## AIM
Write out, exactly and only, the lines that run from the top of the records to the line with "plt.rcParams['axes.unicode_minus'] = False". Include both ends; exclude pictures.

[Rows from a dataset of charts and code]
++++++
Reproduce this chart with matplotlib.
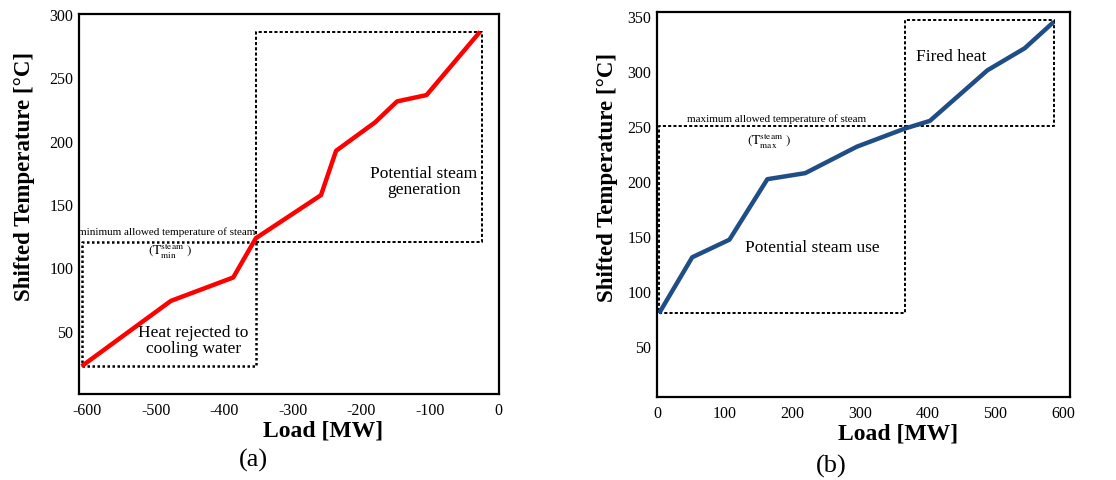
import matplotlib
matplotlib.use("Agg")
import matplotlib.pyplot as plt

plt.rcParams['font.family'] = ['Liberation Serif', 'DejaVu Serif']
plt.rcParams['mathtext.fontset'] = 'stix'
plt.rcParams['axes.unicode_minus'] = False

# ---- data (a): hot composite (shifted) ----
load_a = [-608, -478, -387, -354, -259, -237, -180, -148, -105, -27]
temp_a = [22, 73.5, 92, 123, 157, 192, 214.5, 231, 236, 286]
t_min = 120
box_a_low = [-608, -354, 22, t_min]     # x0, x1, y0, y1
box_a_up = [-354, -24, t_min, 285.5]
xticks_a = [-600, -500, -400, -300, -200, -100, 0]
yticks_a = [50, 100, 150, 200, 250, 300]

# ---- data (b): cold composite (shifted) ----
load_b = [3, 52, 107, 163, 219, 295, 366, 403, 488, 543, 586]
temp_b = [80, 131, 147, 202, 207.5, 231.5, 248, 255, 301, 321, 345]
t_max = 250
box_b_low = [3, 366, 80, t_max]
box_b_up = [366, 586, t_max, 347]
xticks_b = [0, 100, 200, 300, 400, 500, 600]
yticks_b = [50, 100, 150, 200, 250, 300, 350]

fig = plt.figure(figsize=(11.16, 4.81), dpi=100)
ax1 = fig.add_axes([0.0708, 0.1788, 0.3759, 0.79])
ax2 = fig.add_axes([0.5887, 0.1726, 0.3701, 0.8004])

dash = (0, (1.6, 1.1))
dot = (0, (1.0, 1.0))
DLW = 1.4

def style(ax, xt, yt, xl, yl, xlab_pos, ylab_pos):
    ax.set_xlim(*xl)
    ax.set_ylim(*yl)
    ax.set_xticks(xt)
    ax.set_yticks(yt)
    ax.tick_params(length=0, labelsize=11.5)
    ax.tick_params(axis='y', pad=4)
    ax.tick_params(axis='x', pad=6)
    for s in ax.spines.values():
        s.set_linewidth(1.6)
    ax.set_xlabel('Load [MW]', fontsize=17, fontweight='bold')
    ax.set_ylabel('Shifted Temperature [°C]', fontsize=16.5, fontweight='bold')
    ax.xaxis.set_label_coords(*xlab_pos)
    ax.yaxis.set_label_coords(*ylab_pos)

# ---- (a) ----
style(ax1, xticks_a, yticks_a, (-612, 0), (0, 300), (0.582, -0.066), (-0.105, 0.574))
x0, x1, y0, y1 = box_a_low
ax1.plot([x0, x1, x1, x0, x0], [y0, y0, y1, y1, y0], color='black', lw=1.8, linestyle=dot)
x0, x1, y0, y1 = box_a_up
ax1.plot([x0, x1, x1, x0, x0], [y0, y0, y1, y1, y0], color='black', lw=DLW, linestyle=dash)
ax1.plot(load_a, temp_a, color='#FF0000', lw=3.2, solid_capstyle='butt')
ax1.text(-484, 125, 'minimum allowed temperature of steam', fontsize=8, ha='center', va='bottom')
ax1.text(-479, 114, r'$(\mathrm{T}_{\mathrm{min}}^{\mathrm{steam}}\ )$', fontsize=9.5, ha='center', va='center')
ax1.text(-445, 43, 'Heat rejected to\ncooling water', fontsize=12.5, ha='center', va='center', linespacing=1.0)
ax1.text(-109, 168, 'Potential steam\ngeneration', fontsize=12.5, ha='center', va='center', linespacing=1.0)
fig.text(253 / 1116, 1 - 460 / 481, '(a)', fontsize=19, ha='center', va='center')

# ---- (b) ----
style(ax2, xticks_b, yticks_b, (0, 610), (4, 354), (0.5835, -0.065), (-0.095, 0.574))
x0, x1, y0, y1 = box_b_low
ax2.plot([x0, x1, x1, x0, x0], [y0, y0, y1, y1, y0], color='black', lw=DLW, linestyle=dash)
x0, x1, y0, y1 = box_b_up
ax2.plot([x0, x1, x1, x0, x0], [y0, y0, y1, y1, y0], color='black', lw=DLW, linestyle=dash)
ax2.plot(load_b, temp_b, color='#1F4E86', lw=3.2, solid_capstyle='butt')
ax2.text(177, 253, 'maximum allowed temperature of steam', fontsize=8, ha='center', va='bottom')
ax2.text(165, 238, r'$(\mathrm{T}_{\mathrm{max}}^{\mathrm{steam}}\ )$', fontsize=9.5, ha='center', va='center')
ax2.text(230, 140, 'Potential steam use', fontsize=12.5, ha='center', va='center')
ax2.text(435, 314, 'Fired heat', fontsize=12.5, ha='center', va='center')
fig.text(831 / 1116, 1 - 466 / 481, '(b)', fontsize=19, ha='center', va='center')

fig.savefig('out.png', dpi=100)
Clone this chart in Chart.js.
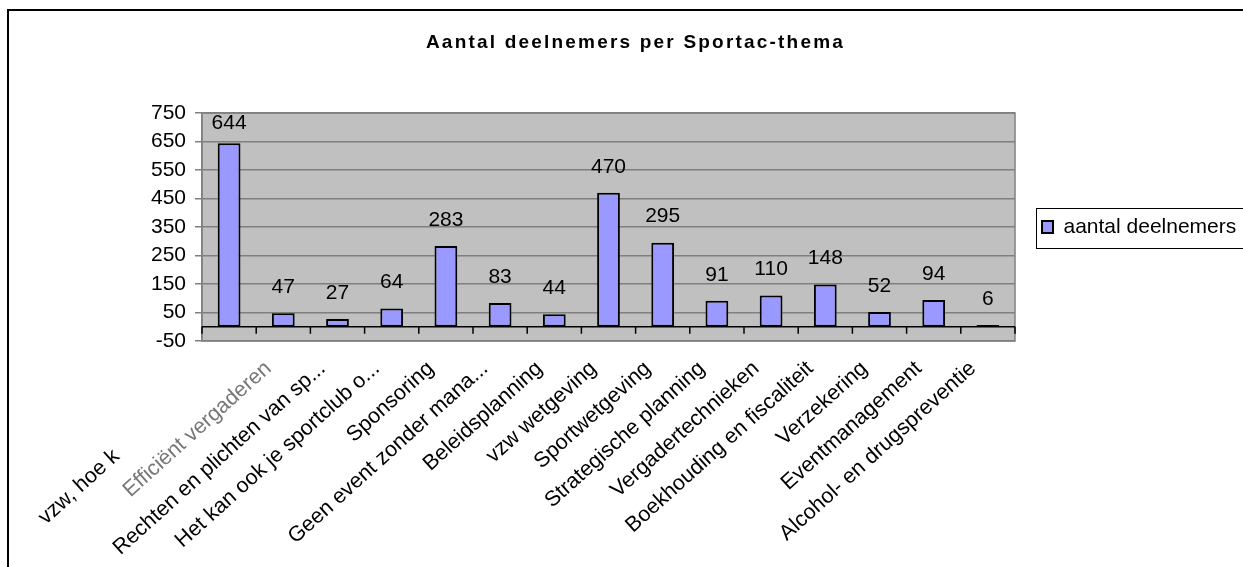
<!DOCTYPE html>
<html>
<head>
<meta charset="utf-8">
<script src="https://cdn.jsdelivr.net/npm/chart.js@4"></script>
<style>
  html, body { margin: 0; padding: 0; background: #fff; }
  #wrap { position: relative; width: 1243px; height: 567px; overflow: hidden; }
  #frame { position: absolute; left: 7px; top: 9px; width: 1300px; height: 600px;
           border-top: 2px solid #000; border-left: 2px solid #000; pointer-events: none; }
</style>
</head>
<body>
<div id="wrap">
  <canvas id="chart" width="1243" height="567"></canvas>
  <div id="frame"></div>
</div>
<script>
const chartTitle = 'Aantal deelnemers per Sportac-thema';
const categories = [
    'vzw, hoe k',
    'Efficiënt vergaderen',
    'Rechten en plichten van sp...',
    'Het kan ook je sportclub o...',
    'Sponsoring',
    'Geen event zonder mana...',
    'Beleidsplanning',
    'vzw wetgeving',
    'Sportwetgeving',
    'Strategische planning',
    'Vergadertechnieken',
    'Boekhouding en fiscaliteit',
    'Verzekering',
    'Eventmanagement',
    'Alcohol- en drugspreventie'
];
const deelnemers = [644, 47, 27, 64, 283, 83, 44, 470, 295, 91, 110, 148, 52, 94, 6];
const yMin = -50;
const yMax = 750;
const yStep = 100;

const FONT = "'Liberation Sans', Arial, sans-serif";

// gray plot area, zero line with category ticks, plot border, value labels, title
const plotArea = {
    id: 'plotArea',
    beforeDraw(chart) {
        const { ctx, chartArea: a } = chart;
        ctx.save();
        ctx.fillStyle = '#c0c0c0';
        ctx.fillRect(a.left, a.top, a.right - a.left, a.bottom - a.top);
        ctx.restore();
    },
    beforeDatasetsDraw(chart) {
        const { ctx, chartArea: a, scales } = chart;
        const x = scales.x, y = scales.y;
        const y0 = y.getPixelForValue(0);
        const half = (x.getPixelForValue(1) - x.getPixelForValue(0)) / 2;
        ctx.save();
        ctx.strokeStyle = '#808080';
        ctx.lineWidth = 1.5;
        ctx.strokeRect(a.left, a.top, a.right - a.left, a.bottom - a.top);
        ctx.strokeStyle = '#000';
        ctx.beginPath();
        ctx.moveTo(a.left, y0);
        ctx.lineTo(a.right, y0);
        for (let i = 0; i <= categories.length; i++) {
            const px = x.getPixelForValue(0) - half + i * half * 2;
            ctx.moveTo(px, y0);
            ctx.lineTo(px, y0 + 7);
        }
        ctx.stroke();
        ctx.restore();
    },
    afterDatasetsDraw(chart) {
        const { ctx, chartArea: a } = chart;
        const meta = chart.getDatasetMeta(0);
        ctx.save();
        ctx.font = '21px ' + FONT;
        ctx.fillStyle = '#000';
        ctx.textAlign = 'center';
        ctx.textBaseline = 'middle';
        meta.data.forEach((bar, i) => {
            const ty = Math.max(bar.y - 26, a.top + 10);
            ctx.fillText(String(deelnemers[i]), bar.x, ty);
        });
        ctx.restore();
    },
    afterDraw(chart) {
        const ctx = chart.ctx;
        // title, Excel-like wide letter spacing
        ctx.save();
        ctx.font = 'bold 19px ' + FONT;
        ctx.letterSpacing = '2.2px';
        ctx.fillStyle = '#000';
        ctx.textAlign = 'center';
        ctx.textBaseline = 'middle';
        ctx.fillText(chartTitle, chart.width / 2 + 14, 43);
        ctx.restore();

        const lg = chart.legend;
        if (!lg || !lg.legendHitBoxes.length) return;
        const hb = lg.legendHitBoxes[0];
        const cy = hb.top + hb.height / 2;
        ctx.save();
        ctx.strokeStyle = '#000';
        ctx.lineWidth = 1;
        ctx.strokeRect(Math.round(hb.left - 6) + 0.5, Math.round(cy - 19) + 0.5, 400, 40);
        ctx.restore();
    }
};

new Chart(document.getElementById('chart'), {
    type: 'bar',
    data: {
        labels: categories,
        datasets: [{
            label: 'aantal deelnemers',
            data: deelnemers,
            backgroundColor: '#9999ff',
            borderColor: '#000',
            borderWidth: 2,
            borderSkipped: false,
            categoryPercentage: 1,
            barPercentage: 0.42
        }]
    },
    options: {
        responsive: false,
        animation: false,
        layout: { padding: { left: 28, right: 0, top: 113, bottom: 0 } },
        plugins: {
            title: { display: false },
            legend: {
                position: 'right',
                fullSize: false,
                maxWidth: 228,
                labels: {
                    color: '#000',
                    font: { family: FONT, size: 21 },
                    boxWidth: 11,
                    boxHeight: 12,
                    padding: 27
                }
            },
            tooltip: { enabled: false }
        },
        scales: {
            x: {
                grid: { display: false },
                border: { display: false },
                ticks: {
                    autoSkip: false,
                    minRotation: 42,
                    maxRotation: 42,
                    padding: 7,
                    labelOffset: -15,
                    color: (c) => c.index === 1 ? '#777777' : '#000',
                    font: { family: FONT, size: 21.5 },
                    callback: function (value, i) {
                        // first label is partly hidden behind the second one in the original
                        const label = categories[i];
                        return i === 0 ? label + '\u00a0'.repeat(22) : label;
                    }
                },
                afterFit(scale) { scale.height = 226; }
            },
            y: {
                min: yMin,
                max: yMax,
                grid: { color: '#7f7f7f', lineWidth: 1.5, tickLength: 7 },
                border: { color: '#808080', width: 1.5 },
                ticks: {
                    stepSize: yStep,
                    padding: 9,
                    color: '#000',
                    font: { family: FONT, size: 21 }
                },
                afterFit(scale) { scale.width = 174; }
            }
        }
    },
    plugins: [plotArea]
});
</script>
</body>
</html>
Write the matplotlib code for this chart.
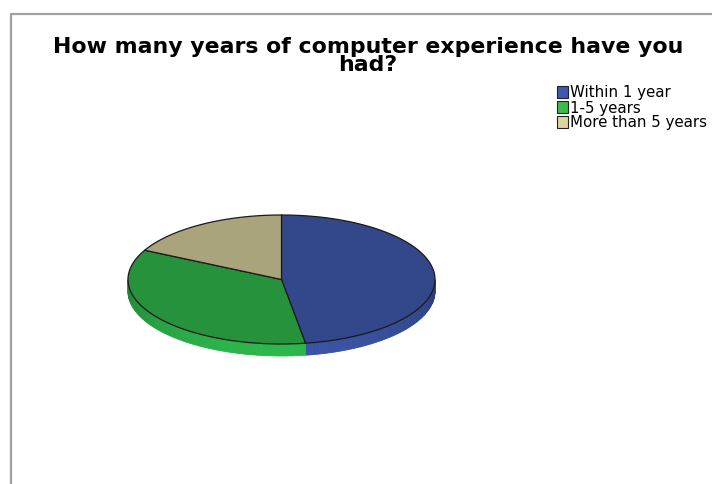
++++++
## REPLY TO THE TASK
Reproduce this chart with matplotlib.
import matplotlib
matplotlib.use("Agg")
import matplotlib.pyplot as plt

plt.rcParams['font.family'] = ['Liberation Serif', 'DejaVu Serif']
plt.rcParams['mathtext.fontset'] = 'stix'
plt.rcParams['axes.unicode_minus'] = False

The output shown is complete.